PROBLEM: Among the entries below, find the lines with "that" and copy them.

A block of data

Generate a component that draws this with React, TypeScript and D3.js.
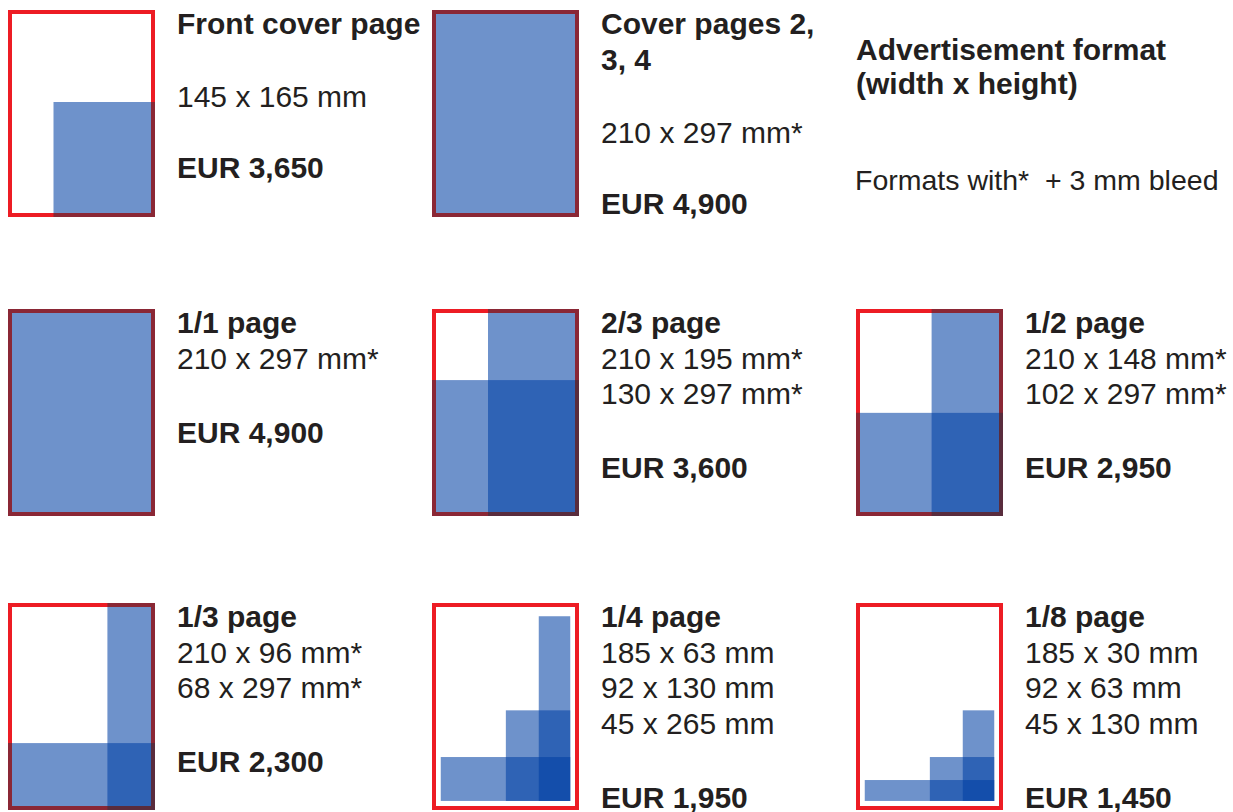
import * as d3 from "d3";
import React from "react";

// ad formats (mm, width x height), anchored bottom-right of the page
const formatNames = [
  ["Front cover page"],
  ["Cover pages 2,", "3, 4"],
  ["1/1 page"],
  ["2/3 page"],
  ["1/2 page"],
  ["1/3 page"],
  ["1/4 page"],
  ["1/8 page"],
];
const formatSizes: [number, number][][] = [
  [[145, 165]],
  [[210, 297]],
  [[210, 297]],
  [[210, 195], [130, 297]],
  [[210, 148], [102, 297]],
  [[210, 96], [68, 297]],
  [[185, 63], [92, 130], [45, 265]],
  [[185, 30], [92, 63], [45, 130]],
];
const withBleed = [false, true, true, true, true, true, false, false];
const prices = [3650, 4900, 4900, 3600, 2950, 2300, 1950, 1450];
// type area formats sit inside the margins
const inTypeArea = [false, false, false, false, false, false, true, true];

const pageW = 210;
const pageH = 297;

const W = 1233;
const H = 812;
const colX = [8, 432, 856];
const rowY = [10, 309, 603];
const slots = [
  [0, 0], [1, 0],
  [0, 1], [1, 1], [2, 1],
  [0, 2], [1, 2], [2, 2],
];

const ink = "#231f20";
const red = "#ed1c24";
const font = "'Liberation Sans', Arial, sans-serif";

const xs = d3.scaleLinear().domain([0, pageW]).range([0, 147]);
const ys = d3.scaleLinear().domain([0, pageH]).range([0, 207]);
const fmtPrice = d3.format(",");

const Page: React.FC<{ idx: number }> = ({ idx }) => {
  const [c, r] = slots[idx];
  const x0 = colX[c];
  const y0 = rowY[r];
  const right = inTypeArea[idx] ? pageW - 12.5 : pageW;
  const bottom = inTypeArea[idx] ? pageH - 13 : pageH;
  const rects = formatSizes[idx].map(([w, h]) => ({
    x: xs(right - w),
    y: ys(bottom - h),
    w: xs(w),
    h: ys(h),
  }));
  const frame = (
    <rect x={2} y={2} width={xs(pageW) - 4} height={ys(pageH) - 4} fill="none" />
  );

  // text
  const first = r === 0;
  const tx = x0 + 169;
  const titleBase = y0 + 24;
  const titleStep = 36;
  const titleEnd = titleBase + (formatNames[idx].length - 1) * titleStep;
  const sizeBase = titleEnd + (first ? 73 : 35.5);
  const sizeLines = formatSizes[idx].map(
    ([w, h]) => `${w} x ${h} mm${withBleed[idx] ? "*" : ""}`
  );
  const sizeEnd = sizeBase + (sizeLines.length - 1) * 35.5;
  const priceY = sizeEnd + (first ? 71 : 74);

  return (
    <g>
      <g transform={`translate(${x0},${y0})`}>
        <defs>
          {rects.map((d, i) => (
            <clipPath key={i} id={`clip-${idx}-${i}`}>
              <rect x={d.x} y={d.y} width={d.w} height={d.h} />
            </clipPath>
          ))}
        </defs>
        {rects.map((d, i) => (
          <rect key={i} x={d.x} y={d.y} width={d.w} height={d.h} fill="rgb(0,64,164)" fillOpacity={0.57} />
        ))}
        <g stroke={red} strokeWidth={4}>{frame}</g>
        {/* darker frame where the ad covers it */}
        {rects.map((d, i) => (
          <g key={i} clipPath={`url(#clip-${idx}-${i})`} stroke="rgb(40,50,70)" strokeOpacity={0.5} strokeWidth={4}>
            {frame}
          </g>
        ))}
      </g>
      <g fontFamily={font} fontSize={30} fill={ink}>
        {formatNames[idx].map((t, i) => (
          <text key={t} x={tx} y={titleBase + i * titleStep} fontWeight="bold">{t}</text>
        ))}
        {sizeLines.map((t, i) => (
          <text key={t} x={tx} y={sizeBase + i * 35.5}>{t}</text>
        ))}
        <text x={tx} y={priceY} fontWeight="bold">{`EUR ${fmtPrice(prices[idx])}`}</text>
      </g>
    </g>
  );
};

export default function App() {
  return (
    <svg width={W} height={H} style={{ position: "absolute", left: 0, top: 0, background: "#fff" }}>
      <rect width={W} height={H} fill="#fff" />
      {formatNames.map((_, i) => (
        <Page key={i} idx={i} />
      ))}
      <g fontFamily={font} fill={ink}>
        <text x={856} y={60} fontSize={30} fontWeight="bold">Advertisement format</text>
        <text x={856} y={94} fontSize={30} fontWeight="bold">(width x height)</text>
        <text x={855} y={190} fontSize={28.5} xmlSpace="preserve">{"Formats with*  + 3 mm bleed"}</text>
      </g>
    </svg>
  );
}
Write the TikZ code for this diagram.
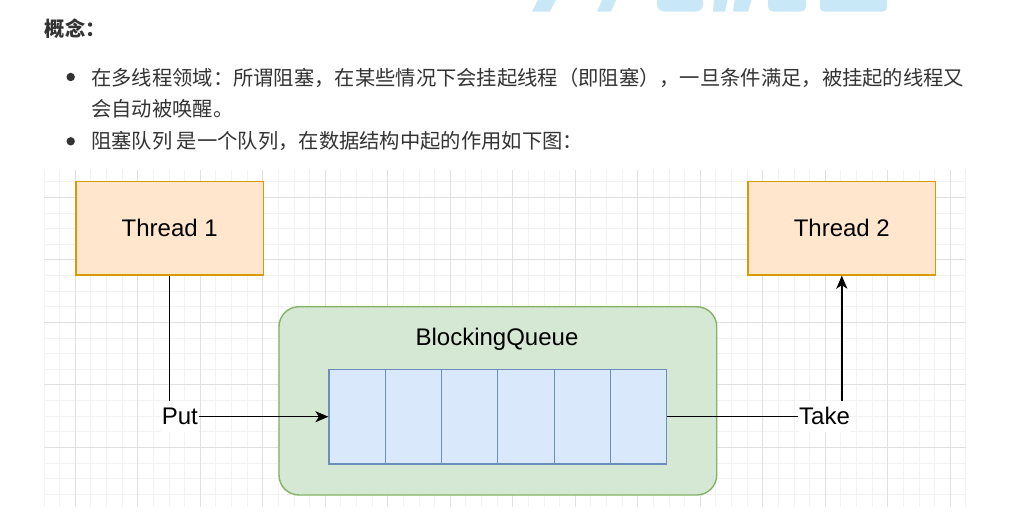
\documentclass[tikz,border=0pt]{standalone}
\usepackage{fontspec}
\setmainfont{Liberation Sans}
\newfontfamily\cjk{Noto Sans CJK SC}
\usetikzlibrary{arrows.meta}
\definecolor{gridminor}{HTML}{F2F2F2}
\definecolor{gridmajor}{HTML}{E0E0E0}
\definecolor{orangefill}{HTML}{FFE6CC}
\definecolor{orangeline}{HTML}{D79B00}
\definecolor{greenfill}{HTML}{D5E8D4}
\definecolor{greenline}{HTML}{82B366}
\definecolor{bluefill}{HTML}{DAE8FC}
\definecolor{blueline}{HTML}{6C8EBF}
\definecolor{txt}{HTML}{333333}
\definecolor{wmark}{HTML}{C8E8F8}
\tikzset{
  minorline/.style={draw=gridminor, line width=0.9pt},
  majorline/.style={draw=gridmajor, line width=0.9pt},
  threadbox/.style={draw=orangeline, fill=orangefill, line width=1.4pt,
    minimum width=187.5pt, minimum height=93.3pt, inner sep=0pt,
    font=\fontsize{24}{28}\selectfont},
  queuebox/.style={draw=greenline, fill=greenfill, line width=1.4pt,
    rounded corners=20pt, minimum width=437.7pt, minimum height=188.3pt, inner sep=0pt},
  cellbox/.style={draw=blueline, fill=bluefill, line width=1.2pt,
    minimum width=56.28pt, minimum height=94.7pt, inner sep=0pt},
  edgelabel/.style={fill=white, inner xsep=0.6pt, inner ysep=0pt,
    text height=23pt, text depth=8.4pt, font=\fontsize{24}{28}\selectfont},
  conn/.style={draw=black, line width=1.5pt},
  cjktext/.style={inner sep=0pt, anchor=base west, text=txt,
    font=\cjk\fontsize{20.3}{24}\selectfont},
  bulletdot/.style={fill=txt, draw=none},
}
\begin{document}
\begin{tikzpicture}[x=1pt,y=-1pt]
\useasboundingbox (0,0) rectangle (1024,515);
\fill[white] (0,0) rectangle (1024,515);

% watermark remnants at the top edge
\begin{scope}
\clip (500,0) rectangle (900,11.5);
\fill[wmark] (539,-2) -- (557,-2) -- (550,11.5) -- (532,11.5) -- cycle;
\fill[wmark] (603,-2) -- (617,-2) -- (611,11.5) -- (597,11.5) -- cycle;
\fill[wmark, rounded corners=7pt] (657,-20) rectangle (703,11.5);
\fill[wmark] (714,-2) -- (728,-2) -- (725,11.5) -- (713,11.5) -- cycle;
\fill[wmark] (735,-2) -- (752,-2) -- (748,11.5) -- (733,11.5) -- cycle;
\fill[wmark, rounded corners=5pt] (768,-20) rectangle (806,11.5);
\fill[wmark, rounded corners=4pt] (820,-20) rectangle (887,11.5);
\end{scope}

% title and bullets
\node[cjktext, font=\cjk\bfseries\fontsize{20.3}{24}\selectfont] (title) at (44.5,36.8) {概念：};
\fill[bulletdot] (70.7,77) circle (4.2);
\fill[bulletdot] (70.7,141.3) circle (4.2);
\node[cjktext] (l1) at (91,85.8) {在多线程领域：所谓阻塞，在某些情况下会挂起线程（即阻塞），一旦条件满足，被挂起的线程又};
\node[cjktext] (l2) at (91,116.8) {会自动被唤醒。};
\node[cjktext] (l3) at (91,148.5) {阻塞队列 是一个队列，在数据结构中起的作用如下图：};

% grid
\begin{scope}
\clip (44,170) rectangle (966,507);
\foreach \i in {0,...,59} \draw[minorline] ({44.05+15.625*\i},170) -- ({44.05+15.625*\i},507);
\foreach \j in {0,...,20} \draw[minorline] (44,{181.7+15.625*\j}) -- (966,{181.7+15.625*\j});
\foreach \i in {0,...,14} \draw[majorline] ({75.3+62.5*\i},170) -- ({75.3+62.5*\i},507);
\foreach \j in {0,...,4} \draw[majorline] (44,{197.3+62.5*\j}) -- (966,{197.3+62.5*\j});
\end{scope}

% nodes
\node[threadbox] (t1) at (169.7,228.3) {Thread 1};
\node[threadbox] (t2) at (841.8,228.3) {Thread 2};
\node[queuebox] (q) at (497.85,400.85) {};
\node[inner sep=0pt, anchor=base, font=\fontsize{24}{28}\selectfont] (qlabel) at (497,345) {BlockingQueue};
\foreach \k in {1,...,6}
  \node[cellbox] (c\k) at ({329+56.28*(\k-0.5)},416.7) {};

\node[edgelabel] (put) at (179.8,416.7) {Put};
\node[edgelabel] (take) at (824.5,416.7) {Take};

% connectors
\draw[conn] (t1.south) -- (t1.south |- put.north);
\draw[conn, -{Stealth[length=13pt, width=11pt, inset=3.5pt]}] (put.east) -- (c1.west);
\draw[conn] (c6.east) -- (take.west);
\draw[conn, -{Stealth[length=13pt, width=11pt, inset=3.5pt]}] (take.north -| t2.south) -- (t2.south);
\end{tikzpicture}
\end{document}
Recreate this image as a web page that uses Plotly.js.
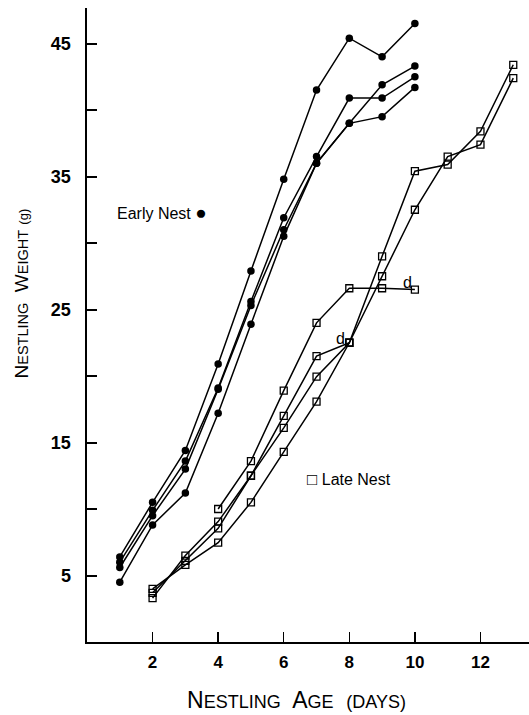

RESPONSE TO THE TASK:
Generate a component that draws this with React, TypeScript and D3.js.
Recreate this image as a web page that uses Plotly.js.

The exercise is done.